High-level Design of Sharded Counters - Grokking Modern System Design Interview for Engineers & Managers

High-level solution sketch#

Managing millions of tweet likes requires many counters operating on many nodes. To manage these counters, we need an efficient system that can provide high performance and scalability as the number of users grows.

What will happen when a single tweet on Twitter gets a million likes, and the application server receives a write request against each like to increment the relevant counter? These millions of requests are eventually serialized in a queue for data consistency. Such serialization is one way to deal with concurrent activity, though at the expense of added delay. Real-time applications want to keep the quality of experience high by providing as minimum as possible latency for the end user.

Let’s see the illustration below to understand this problem:

A single counter for each tweet posted by a celebrity is not enough to handle millions of users. The solution to this problem is a sharded counter, also known as a distributed counter, where each counter has a specified number of shards as needed. These shards run on different computational units in parallel. We can improve performance and reduce contention by balancing the millions of write requests across shards.

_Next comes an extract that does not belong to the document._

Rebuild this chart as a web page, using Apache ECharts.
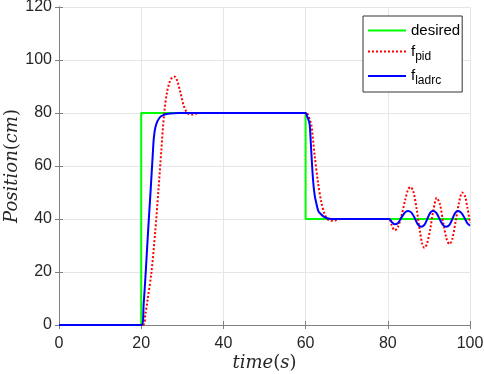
<!DOCTYPE html>
<html>
<head>
<meta charset="utf-8">
<script src="https://cdn.jsdelivr.net/npm/echarts@6/dist/echarts.min.js"></script>
<style>
html,body{margin:0;padding:0;background:#fff;}
#chart{width:484px;height:374px;}
</style>
</head>
<body>
<div id="chart"></div>
<script>
// tick labels
var xTicks = [0, 20, 40, 60, 80, 100];
var yTicks = [0, 20, 40, 60, 80, 100, 120];

// reference signal
var desired = [[0,0],[20,0],[20,80],[60,80],[60,40],[100,40]];

// pid response
var fPid = [[0,0],[20.4,0],[21,4],[21.6,10],[22.5,20],[23.4,35],[24.2,51],[24.9,66],[25.6,80],[26.3,88],[27,92],
	[27.6,93.5],[28.2,93.7],[28.8,92],[29.5,88],[30.3,83],[31,80.5],[31.6,79.6],[32.4,79.4],[33.2,79.7],[34.5,80],
	[60,80],[60.5,79.5],[61,77.5],[61.4,75.5],[62.2,64],[63,54],[63.8,46.5],[64.6,42],[65.3,40],[66,39.4],[66.7,39.3],
	[67.5,39.6],[68.5,40],[80.3,40],[80.9,37.8],[81.7,35.7],[82.4,36.8],[83.3,41],[84.2,47],[84.9,51],[85.5,52.1],
	[86.2,50.5],[87,44],[87.8,35.5],[88.4,30.5],[88.9,29.1],[89.5,30.5],[90.3,36],[91.1,43.5],[91.9,48],[92.7,45.5],
	[93.5,38.5],[94.3,32.5],[95,30.5],[95.7,32.5],[96.5,39],[97.3,46],[98.1,50],[98.8,48.5],[99.4,44],[100,38.5]];

// ladrc response
var fLadrc = [[0,0],[20.1,0],[20.6,8],[21.1,20],[21.7,36],[22.3,51],[22.8,64],[23.1,71],[23.6,75.5],[24.5,78.3],
	[25.5,79.3],[27,79.8],[29,80],[60,80],[60.3,79],[60.7,77.5],[61,75.5],[61.4,65],[61.8,55],[62.2,49],[62.6,46],
	[63.1,43],[63.8,41.7],[64.5,40.8],[65.5,40.2],[67,40],[80.3,40],[81,38.8],[81.7,38],[82.5,38.5],[83.3,40.5],
	[84.2,42.5],[84.9,43],[85.7,42.5],[86.5,40.5],[87.3,38],[88.1,37.1],[88.9,37.8],[89.6,40],[90.3,42.3],[91,43],
	[91.8,42.3],[92.6,40],[93.4,37.8],[94.2,37.1],[95,37.8],[95.7,40],[96.4,42.3],[97.1,43],[97.9,42.3],[98.7,40.3],
	[99.4,38.3],[100,37.5]];

var myChart = echarts.init(document.getElementById('chart'));
var axisGray = '#808080';
var labelFont = {color:'#262626', fontSize:16, fontFamily:'Liberation Sans'};

function boxAxis(dim, pos){
	return {
		type:'value', position:pos, min:0, max:dim==='x'?100:120, interval:20,
		axisLine:{show:true, lineStyle:{color:axisGray, width:1}},
		axisTick:{show:true, inside:true, length:4, lineStyle:{color:axisGray}},
		axisLabel:{show:false}, splitLine:{show:false}
	};
}

var option = {
	animation:false,
	backgroundColor:'#fff',
	grid:{left:59, right:14, top:7, bottom:49, outerBoundsMode:'none', containLabel:false},
	legend:{
		left:363, top:16, orient:'vertical',
		backgroundColor:'#fff', borderColor:'#333', borderWidth:1, borderRadius:0,
		padding:[7,2,5,4], itemGap:6, itemWidth:38, itemHeight:14,
		itemStyle:{opacity:0},
		data:['desired','f_pid','f_ladrc'],
		formatter:function(name){
			if(name==='desired') return '{m|desired}';
			return '{m|f}{s|'+name.substring(2)+'}';
		},
		textStyle:{
			color:'#000', fontFamily:'Liberation Sans', fontSize:15,
			rich:{
				m:{fontSize:15, fontFamily:'Liberation Sans', color:'#000'},
				s:{fontSize:12, fontFamily:'Liberation Sans', color:'#000', padding:[10,0,0,0]}
			}
		}
	},
	xAxis:[{
		type:'value', min:0, max:100, interval:20,
		name:'{i|time}{r|(}{i|s}{r|)}', nameLocation:'middle', nameGap:29, nameMoveOverlap:false,
		nameTextStyle:{rich:{
			i:{fontFamily:'DejaVu Serif', fontStyle:'italic', fontSize:18, color:'#262626'},
			r:{fontFamily:'DejaVu Serif', fontSize:18, color:'#262626'}
		}},
		axisLine:{show:true, lineStyle:{color:axisGray}},
		axisTick:{show:true, inside:true, length:4, lineStyle:{color:axisGray}},
		axisLabel:Object.assign({margin:11, customValues:xTicks}, labelFont),
		splitLine:{show:true, lineStyle:{color:'#e6e6e6', width:1}}
	}, boxAxis('x','top')],
	yAxis:[{
		type:'value', min:0, max:120, interval:20,
		name:'{i|Position}{r|(}{i|cm}{r|)}', nameLocation:'middle', nameGap:38, nameRotate:90, nameMoveOverlap:false,
		nameTextStyle:{rich:{
			i:{fontFamily:'DejaVu Serif', fontStyle:'italic', fontSize:18, color:'#262626'},
			r:{fontFamily:'DejaVu Serif', fontSize:18, color:'#262626'}
		}},
		axisLine:{show:true, lineStyle:{color:axisGray}},
		axisTick:{show:true, inside:true, length:4, lineStyle:{color:axisGray}},
		axisLabel:Object.assign({margin:7, customValues:yTicks}, labelFont),
		splitLine:{show:true, lineStyle:{color:'#e6e6e6', width:1}}
	}, boxAxis('y','right')],
	series:[
		{name:'desired', type:'line', data:desired, symbol:'none', lineStyle:{color:'#00ff00', width:2}, itemStyle:{color:'#00ff00'}},
		{name:'f_pid', type:'line', data:fPid, symbol:'none', smooth:0.3, lineStyle:{color:'#ff0000', width:2, type:[2,2]}, itemStyle:{color:'#ff0000'}},
		{name:'f_ladrc', type:'line', data:fLadrc, symbol:'none', smooth:0.3, lineStyle:{color:'#0000ff', width:2}, itemStyle:{color:'#0000ff'}}
	]
};
myChart.setOption(option);
</script>
</body>
</html>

First, a write request is forwarded to the specified tweet counter when the user likes that tweet. Then, the system chooses an available shard of the specified tweet counter to increment the like count. Let’s look at the illustration below to understand sharded counters having specified shards:

In the above illustration, the total number of shards per counter is $(N+1)$ . We’ll use an appropriate value for $N$ according to our needs. Let’s discuss an example to understand how sharded counters handle millions of write and read requests for a single post.

Let’s assume that a famous YouTube channel with millions of subscribers uploads a new video. The server receives a burst of write requests for video views from worldwide users. First, a new counter initiates for a newly uploaded video. The server forwards the request to the corresponding counter, and our system chooses the shard randomly and updates the shard value, which is initially zero. In contrast, when the server receives read requests, it adds the values of all the shards of a counter to get the current total.

We can use a sharded counter for every scenario where we need scalable counting (such as Facebook posts and YouTube videos).

API design for sharded counters#

This section discusses the APIs that will be called for sharded counters. Our API design will help us understand the interactions between sharded counters and their callers. To make our discussion concrete, we’ll discuss each API function in the context of Twitter. Let’s develop APIs for each of the following functionalities:

Create counter
Write counter
Read counter

Although the above list of API functions is not exhaustive, they represent some of the most important ones.

Create counter#

The \createCounter API initializes a distributed counter for use. The \createCounter API is given below:

createCounter(counter_id, number_of_shards)

We can use an appropriate data store to keep our metadata, which includes counter identifiers, their number of shards, and the mapping of shards to physical machines.

Let’s consider Twitter as an example to understand how an application uses the above API. The \createCounter API is used when a user posts something on social media. For instance, if a user posts a tweet on Twitter, the application server calls the \createCounter API. The content_type parameter is the post type that the system uses to decide the number of counters that need to be created. For example, the system needs a view counter only if the tweet contains a video clip.

To find an appropriate value for number_of_shards, we can use the following heuristics:

The followers_count parameter denotes the followers’ count of the user who posts a tweet.
The post_type parameter specifies whether the post is public or protected. Protected tweets are for the followers only, and in this case, we have a better predictor of the number of shards.

Write counter#

The \writeCounter API is used when we want to increment (or decrement) a counter. In reality, a specific shard of the counter is incremented or decremented, and our service makes that decision based on multiple factors, which we’ll discuss later. The \writeCounter API is given below:

writeCounter(counter_id, action_type)

In our Twitter example, the \writeCounter API is used when users act (by liking, replying, and so on) on someone else’s post or their own post.

Read counter#

The \readCounter API is used when we want to know the current value of the counter. Our system fetches appropriate information from the datastore to collect value from all shards. The \readCounter API is given below:

readCounter(counter_id)

Parameter	Description
`counter_id`	It represents the unique ID of the counter. The caller of this API can use a sequencer to get a unique identifier. See the lesson on sequencer building blocks for more details.
`number_of_shards`	It specifies the number of shards for the counter.

Parameter	Description
`counter_id`	It is the unique identifier (provided at the time of counter creation).
`action_type`	It specifies the intended action (increment or decrement value of the counter). We extract the required information about the counter from our data store.

Parameter	Description
`counter_id`	It is the unique identifier (provided at the time of counter creation). For Twitter, the `counter_id` will be decided based on the following metrics: The `tweet_id` specifies the tweet's unique ID for which the request is generated. We can use `tweet_id` to get the `counter_id` for all the counters of the features (likes, retweets, and so on).